Les plats servis étaient dignes des meilleurs restaurants. Je me souviens surtout du potage, qu’on appelait « mijo » et qui était un mélange d’eau et de vin dans lequel on avait fait tremper du pain. On le servait froid, au sortir du réfrigérateur. En écrivant ces lignes, j’ai encore en bouche sa saveur bien particulière. Il faut dire que j’adorais ce potage, qu’on me servait malgré mes dix ans, ce qui me classait immédiatement dans le clan des adultes, puisqu’il contenait du vin. Il y avait ensuite une entrée, suivie du plat principal et enfin venait le dessert. C’étaient de véritables festins gargantuesques et j’ai toujours admiré ma tante qui parvenait à préparer tout cela sans s’énerver le moins du monde et avec un calme olympien. Essayez, vous, de préparer chaque jour un repas pour treize personnes !
Pendant que les adultes continuaient à discuter, je m’éclipsais discrètement dehors. J’écartais légèrement les volets qui donnaient un peu de fraîcheur à l’intérieur de la maison (laquelle, du coup, était plongée dans une semi-obscurité permanente qui m’enchantait) et je me retrouvais dans la cour écrasée de lumière et de chaleur. De là, j’allais vers le fournil, qui était un lieu magique. On trouvait là un immense pétrin en bois, dans lequel on préparait la pâte à la main. Il y avait aussi un pétrin électrique. La farine tombait directement du grenier par une sorte de trémie. Et puis il y avait le four ! Le premier que j’ai connu fonctionnait au bois. D’immenses fagots qui servaient à le chauffer s’alignaient d’ailleurs dans la cour. On pouvait aussi le réchauffer avec une espèce de lance-flammes qui m’impressionnait beaucoup. Plus tard, l’oncle s’était modernisé et il avait installé un four qui devait fonctionner au fioul. Il y avait aussi une sorte de tapis roulant sur lequel on étalait les panetons avant d’enfourner le tout en quelques secondes. Pour retirer le pain, on utilisait des espèces de pelles en bois munies d’une longue perche. C’était un régal de déguster au petit-déjeuner une baguette qui venait juste d’être cuite et qui était encore toute chaude. Honnêtement, je n’ai plus jamais rien mangé d’aussi bon.

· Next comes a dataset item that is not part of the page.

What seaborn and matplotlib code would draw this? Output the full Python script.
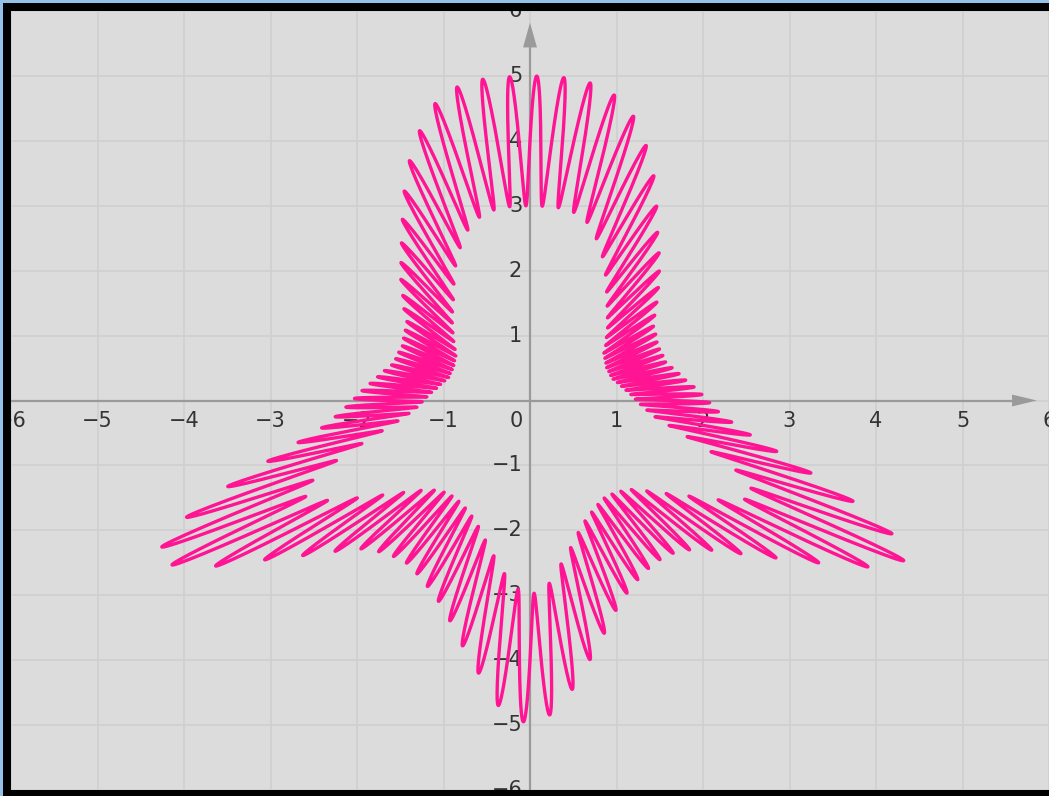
import numpy as np
import pandas as pd
import matplotlib
matplotlib.use("Agg")
import matplotlib.pyplot as plt
from matplotlib.patches import Rectangle, Polygon
import seaborn as sns

# Polar rose with a fast ripple: r = s(theta) * (MEAN_RADIUS - RIPPLE_DEPTH * sin(RIPPLE_COUNT * theta))
RIPPLE_COUNT = 100
MEAN_RADIUS = 4.0
RIPPLE_DEPTH = 1.0

# Envelope scale s(theta) for the right half (degrees); the left half mirrors it.
ENVELOPE_DEG = [-90, -86, -82, -78, -74, -70, -65, -60, -55, -50, -46, -42, -38, -34,
                -30, -26, -22, -18, -14, -10, -5, 0, 10, 20, 30, 40, 48, 55, 60, 64,
                68, 72, 76, 80, 84, 90]
ENVELOPE_SCALE = [1.0, 0.955, 0.85, 0.765, 0.69, 0.64, 0.60, 0.575, 0.575, 0.595, 0.645,
                  0.715, 0.80, 0.92, 1.0, 0.93, 0.79, 0.655, 0.56, 0.49, 0.44, 0.41,
                  0.365, 0.335, 0.34, 0.37, 0.44, 0.52, 0.59, 0.668, 0.76, 0.85, 0.935,
                  0.98, 0.997, 1.0]

GRID_TICKS = list(range(-6, 7))
X_LABELS = [t for t in GRID_TICKS if t != 0]
Y_LABELS = [t for t in GRID_TICKS if t != 0]

CURVE_COLOR = "#ff1493"
PANEL_COLOR = "#dcdcdc"
GRID_COLOR = "#cfcfcf"
AXIS_COLOR = "#9a9a9a"
TEXT_COLOR = "#333333"

# ---- build the curve -------------------------------------------------------
theta = np.linspace(0.0, 2.0 * np.pi, 24001)
deg = np.degrees(np.arctan2(np.sin(theta), np.cos(theta)))
folded = np.where(deg > 90, 180 - deg, np.where(deg < -90, -180 - deg, deg))
scale = np.interp(folded, ENVELOPE_DEG, ENVELOPE_SCALE)
radius = scale * (MEAN_RADIUS - RIPPLE_DEPTH * np.sin(RIPPLE_COUNT * theta))
curve = pd.DataFrame({"x": radius * np.cos(theta), "y": radius * np.sin(theta),
                      "order": np.arange(theta.size)})

# ---- figure ------------------------------------------------------------------
W, H, DPI = 1049, 796, 100
sns.set_style("whitegrid", {"axes.facecolor": PANEL_COLOR, "grid.color": GRID_COLOR})
plt.rcParams["font.family"] = ["DejaVu Sans"]

fig = plt.figure(figsize=(W / DPI, H / DPI), dpi=DPI, facecolor="#93c1ea")
# dark frame around the plotting panel
frame = Rectangle((3 / W, 0), 1 - 3 / W, 1 - 3 / H, transform=fig.transFigure,
                  facecolor="black", edgecolor="none", zorder=-10)
fig.patches.append(frame)

left, right, top, bottom = 11, 1049, 11, 790
ax = fig.add_axes([left / W, 1 - bottom / H, (right - left) / W, (bottom - top) / H])
ax.set_zorder(5)
ax.set_facecolor(PANEL_COLOR)

x0_px, y0_px, sx, sy = 530.0, 403.5, 87.0, 65.6
ax.set_xlim((left - x0_px) / sx, (right - x0_px) / sx)
ax.set_ylim((y0_px - bottom) / sy, (y0_px - top) / sy)

ax.set_xticks(GRID_TICKS)
ax.set_yticks(GRID_TICKS)
ax.grid(True, color=GRID_COLOR, linewidth=1.2, zorder=0)
ax.tick_params(length=0, labelbottom=False, labelleft=False)
for sp in ax.spines.values():
    sp.set_visible(False)

# axes through the origin with arrow heads
xmin, xmax = ax.get_xlim()
ymin, ymax = ax.get_ylim()
x_tip, y_tip = 5.86, 5.82
ax.plot([xmin, x_tip - 0.2], [0, 0], color=AXIS_COLOR, lw=1.6, zorder=1,
        solid_capstyle="butt")
ax.plot([0, 0], [ymin, y_tip - 0.3], color=AXIS_COLOR, lw=1.6, zorder=1,
        solid_capstyle="butt")
ax.add_patch(Polygon([[x_tip, 0], [x_tip - 25 / sx, 6 / sy], [x_tip - 25 / sx, -6 / sy]],
                     closed=True, facecolor=AXIS_COLOR, edgecolor="none", zorder=1))
ax.add_patch(Polygon([[0, y_tip], [-7 / sx, y_tip - 25 / sy], [7 / sx, y_tip - 25 / sy]],
                     closed=True, facecolor=AXIS_COLOR, edgecolor="none", zorder=1))

# tick numbers beside the axes
lab_kw = dict(fontsize=15, color=TEXT_COLOR, zorder=2, clip_on=True)
for t in X_LABELS:
    ax.text(t, -0.31, f"\u2212{abs(t)}" if t < 0 else str(t), ha="center", va="center", **lab_kw)
for t in Y_LABELS:
    ax.text(-0.09, t, f"\u2212{abs(t)}" if t < 0 else str(t), ha="right", va="center", **lab_kw)
ax.text(-0.16, -0.31, "0", ha="center", va="center", **lab_kw)

sns.lineplot(data=curve, x="x", y="y", sort=False, estimator=None, color=CURVE_COLOR,
             linewidth=2.4, ax=ax, zorder=3)
ax.set_xlabel("")
ax.set_ylabel("")

fig.savefig("out.png", dpi=DPI, facecolor=fig.get_facecolor())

Durant la matinée, ça s’agitait beaucoup dans ce fournil et il valait mieux ne pas y mettre les pieds, mais après le déjeuner, il était désert et je pouvais m’y faufiler discrètement. J’aimais par-dessus tout l’odeur de farine, de pâte et de pain cuit. Il faisait chaud, forcément, le four attendant une dernière fournée. Mon plus grand plaisir était de me glisser entre celui-ci et le mur, où il y avait un passage d’environ cinquante centimètres. Là, je fermais les yeux et j’écoutais les grillons qui avaient élu domicile là, dans la chaleur permanente du fournil.
Je me souviens aussi être allé avec mon oncle faire les tournées des fermes. Il possédait une camionnette Citroën qui s’aventurait dans des chemins périlleux, cernés par deux murs de pierres sèches, et qui étaient si étroits qu’il fallait klaxonner à chaque tournant. On arrivait dans des maisons improbables, coupées du monde, où une petite vieille venait acheter sa baguette et un kilo de pâtes (car la boulangerie faisait un peu épicerie). Elle ne payait jamais, mais on inscrivait sur une feuille le nombre de pains achetés et on réglait le tout à la fin du mois. Autrefois, on se contentait même d’un bâton en bois sur lequel on faisait une entaille par baguette achetée, bâton qui restait près de la porte de la ferme. C’était manifestement une autre époque, où tout le monde faisait confiance à tout le monde.
Ce que j’aimais par-dessus tout chez mon oncle, c’est qu’il me considérait pour ainsi dire comme un adulte. Je veux dire par là qu’il ne s’adressait pas à moi comme à un enfant (ce que faisaient mes parents, qui me faisaient sentir que j’étais là pour écouter et obéir) mais comme si j’avais été son égal, ce qui évidemment me plaisait beaucoup.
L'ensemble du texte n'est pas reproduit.